Matthew Bartel is still in high school, but he speaks with the kind of steadiness that suggests he has already thought seriously about what he wants his life to stand for. Born and raised in Coral Gables, the Gulliver Prep student is a writer, the founder of the youth-led nonprofit Our World of Hope, and the current Florida Youth Poet Laureate. Bartel founded Our World of Hope when he was 14, after watching wars unfold in Ukraine, Israel and Palestine, and parts of Africa. He described the project as his response to the feeling that he should do something. The idea was to send messages of encouragement to children living in conflict zones and create ways for young people to support one another across borders. So far, the organization has reached over 27,000 children across six war-torn countries through partnerships with UNICEF, Save the Children, and SaveUkraine. Writing, for Bartel, seems to come from a similar place. He said his interest in poetry grew out of music, especially lyrics that lingered in his mind because they carried multiple meanings. That love of language led to his selection as Florida Youth Poet Laureate as well as a National Youth Poet Laureate Ambassador and finalist for the national laureate.

LATEST ACCOMPLISHMENT

Bartel is serving as Florida Youth Poet Laureate for 2025–2026, selected from over 2,000 applicants statewide. He continues to lead Our World of Hope, earning the Congressional Award Gold Medal, the U.S. Congress’s highest honor for youth, along with the President’s Volunteer Service Award.
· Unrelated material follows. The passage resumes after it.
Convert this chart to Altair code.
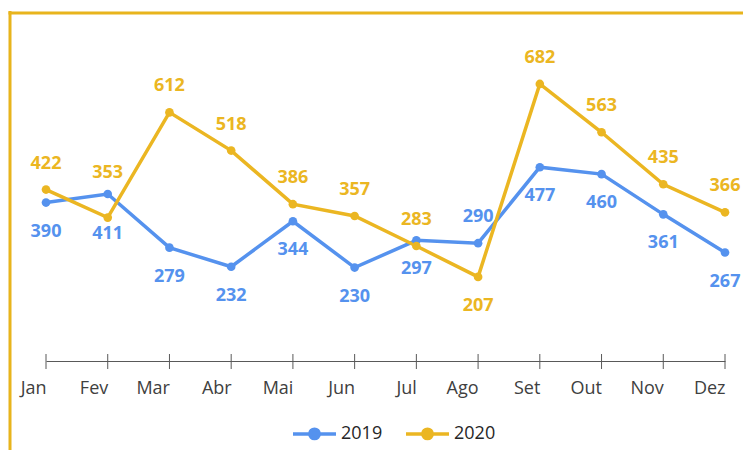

He is also a national finalist for the Gloria Barron Prize for Young Heroes.

WHAT HE SAYS

Bartel frames himself as a product of Coral Gables, which he describes as a loving place with a positivity that he tries to pass on. “I encourage people to try to embody the positivity of their community and to help spread it through their actions, to pay it forward,” says Bartel. “Not only what the world needs, but what you yourself are interested in.” Bartel says that while a letter cannot stop a war or undo loss, it can remind someone that they’re not entirely abandoned or forgotten. Bartel writes to children living through hardship that “your life has meaning, your voice matters, and your light continues to inspire the world.”